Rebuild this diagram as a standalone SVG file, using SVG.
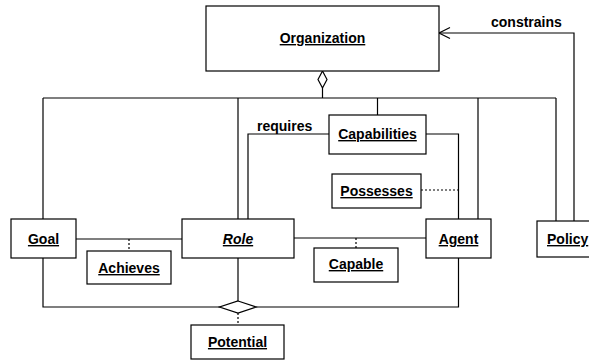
<svg xmlns="http://www.w3.org/2000/svg" width="589" height="362" viewBox="0 0 589 362">
<style>
.box{fill:#fff;stroke:#000;stroke-width:1.2}
.t{font-family:"Liberation Sans",Arial,sans-serif;font-size:14px;font-weight:bold;text-decoration:underline;text-anchor:middle;fill:#000}
.lbl{font-family:"Liberation Sans",Arial,sans-serif;font-size:14px;font-weight:bold;fill:#000}
.ln{fill:none;stroke:#000;stroke-width:1.2}
.dot{fill:none;stroke:#000;stroke-width:1.2;stroke-dasharray:2 2}
.dia{fill:#fff;stroke:#000;stroke-width:1.2}
</style>
<rect width="589" height="362" fill="#fff"/>
<g id="connectors">
<polyline class="ln" points="43,98 556,98"/>
<line class="ln" x1="322.5" y1="88" x2="322.5" y2="98"/>
<line class="ln" x1="43" y1="98" x2="43" y2="219"/>
<line class="ln" x1="238" y1="98" x2="238" y2="219"/>
<line class="ln" x1="377.5" y1="98" x2="377.5" y2="115"/>
<line class="ln" x1="478" y1="98" x2="478" y2="219"/>
<line class="ln" x1="556" y1="98" x2="556" y2="221"/>
<polygon class="dia" points="322.5,71 327,79.5 322.5,88 318,79.5"/>
<polyline class="ln" points="248,219 248,134 329,134"/>
<polyline class="ln" points="426,134 458.5,134 458.5,219"/>
<line class="dot" x1="421" y1="190" x2="458.5" y2="190"/>
<line class="ln" x1="76" y1="239" x2="182" y2="239"/>
<line class="dot" x1="129" y1="239" x2="129" y2="251"/>
<line class="ln" x1="294" y1="238" x2="426" y2="238"/>
<line class="dot" x1="356" y1="238" x2="356" y2="248"/>
<polyline class="ln" points="43,258 43,307 458.5,307 458.5,258"/>
<line class="ln" x1="238" y1="258" x2="238" y2="301"/>
<polygon class="dia" points="238,301 256,307 238,313 219.5,307"/>
<line class="dot" x1="238" y1="313" x2="238" y2="325"/>
<polyline class="ln" points="574,221 574,33 439,33"/>
<polyline class="ln" points="450,27.5 439,33 450,38.5"/>
<text class="lbl" x="491" y="27">constrains</text>
<text class="lbl" x="257" y="131">requires</text>
</g>
<g id="organization"><rect class="box" x="206" y="6" width="233" height="65"/><text class="t" x="322.5" y="43">Organization</text></g>
<g id="goal"><rect class="box" x="11" y="219" width="65" height="39"/><text class="t" x="43.5" y="244">Goal</text></g>
<g id="role"><rect class="box" x="182" y="219" width="112" height="39"/><text class="t" x="238" y="244" font-style="italic">Role</text></g>
<g id="agent"><rect class="box" x="426" y="219" width="65" height="39"/><text class="t" x="458.5" y="244">Agent</text></g>
<g id="policy"><rect class="box" x="537" y="221" width="62" height="36"/><text class="t" x="547" y="244" style="text-anchor:start">Policy</text></g>
<g id="capabilities"><rect class="box" x="329" y="115" width="97" height="39"/><text class="t" x="377.5" y="139">Capabilities</text></g>
<g id="possesses"><rect class="box" x="332" y="174" width="89" height="34"/><text class="t" x="376.5" y="196">Possesses</text></g>
<g id="achieves"><rect class="box" x="87" y="251" width="84" height="33"/><text class="t" x="129" y="273">Achieves</text></g>
<g id="capable"><rect class="box" x="314" y="248" width="84" height="34"/><text class="t" x="356" y="269">Capable</text></g>
<g id="potential"><rect class="box" x="191" y="325" width="93" height="34"/><text class="t" x="237.5" y="347">Potential</text></g>
</svg>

▸ **Short exercise**: Set down the material above as is, without any pictures.

▸ **Response**:
Rebuild this diagram as a standalone SVG file, using SVG.
<svg xmlns="http://www.w3.org/2000/svg" width="589" height="362" viewBox="0 0 589 362">
<style>
.box{fill:#fff;stroke:#000;stroke-width:1.2}
.t{font-family:"Liberation Sans",Arial,sans-serif;font-size:14px;font-weight:bold;text-decoration:underline;text-anchor:middle;fill:#000}
.lbl{font-family:"Liberation Sans",Arial,sans-serif;font-size:14px;font-weight:bold;fill:#000}
.ln{fill:none;stroke:#000;stroke-width:1.2}
.dot{fill:none;stroke:#000;stroke-width:1.2;stroke-dasharray:2 2}
.dia{fill:#fff;stroke:#000;stroke-width:1.2}
</style>
<rect width="589" height="362" fill="#fff"/>
<g id="connectors">
<polyline class="ln" points="43,98 556,98"/>
<line class="ln" x1="322.5" y1="88" x2="322.5" y2="98"/>
<line class="ln" x1="43" y1="98" x2="43" y2="219"/>
<line class="ln" x1="238" y1="98" x2="238" y2="219"/>
<line class="ln" x1="377.5" y1="98" x2="377.5" y2="115"/>
<line class="ln" x1="478" y1="98" x2="478" y2="219"/>
<line class="ln" x1="556" y1="98" x2="556" y2="221"/>
<polygon class="dia" points="322.5,71 327,79.5 322.5,88 318,79.5"/>
<polyline class="ln" points="248,219 248,134 329,134"/>
<polyline class="ln" points="426,134 458.5,134 458.5,219"/>
<line class="dot" x1="421" y1="190" x2="458.5" y2="190"/>
<line class="ln" x1="76" y1="239" x2="182" y2="239"/>
<line class="dot" x1="129" y1="239" x2="129" y2="251"/>
<line class="ln" x1="294" y1="238" x2="426" y2="238"/>
<line class="dot" x1="356" y1="238" x2="356" y2="248"/>
<polyline class="ln" points="43,258 43,307 458.5,307 458.5,258"/>
<line class="ln" x1="238" y1="258" x2="238" y2="301"/>
<polygon class="dia" points="238,301 256,307 238,313 219.5,307"/>
<line class="dot" x1="238" y1="313" x2="238" y2="325"/>
<polyline class="ln" points="574,221 574,33 439,33"/>
<polyline class="ln" points="450,27.5 439,33 450,38.5"/>
<text class="lbl" x="491" y="27">constrains</text>
<text class="lbl" x="257" y="131">requires</text>
</g>
<g id="organization"><rect class="box" x="206" y="6" width="233" height="65"/><text class="t" x="322.5" y="43">Organization</text></g>
<g id="goal"><rect class="box" x="11" y="219" width="65" height="39"/><text class="t" x="43.5" y="244">Goal</text></g>
<g id="role"><rect class="box" x="182" y="219" width="112" height="39"/><text class="t" x="238" y="244" font-style="italic">Role</text></g>
<g id="agent"><rect class="box" x="426" y="219" width="65" height="39"/><text class="t" x="458.5" y="244">Agent</text></g>
<g id="policy"><rect class="box" x="537" y="221" width="62" height="36"/><text class="t" x="547" y="244" style="text-anchor:start">Policy</text></g>
<g id="capabilities"><rect class="box" x="329" y="115" width="97" height="39"/><text class="t" x="377.5" y="139">Capabilities</text></g>
<g id="possesses"><rect class="box" x="332" y="174" width="89" height="34"/><text class="t" x="376.5" y="196">Possesses</text></g>
<g id="achieves"><rect class="box" x="87" y="251" width="84" height="33"/><text class="t" x="129" y="273">Achieves</text></g>
<g id="capable"><rect class="box" x="314" y="248" width="84" height="34"/><text class="t" x="356" y="269">Capable</text></g>
<g id="potential"><rect class="box" x="191" y="325" width="93" height="34"/><text class="t" x="237.5" y="347">Potential</text></g>
</svg>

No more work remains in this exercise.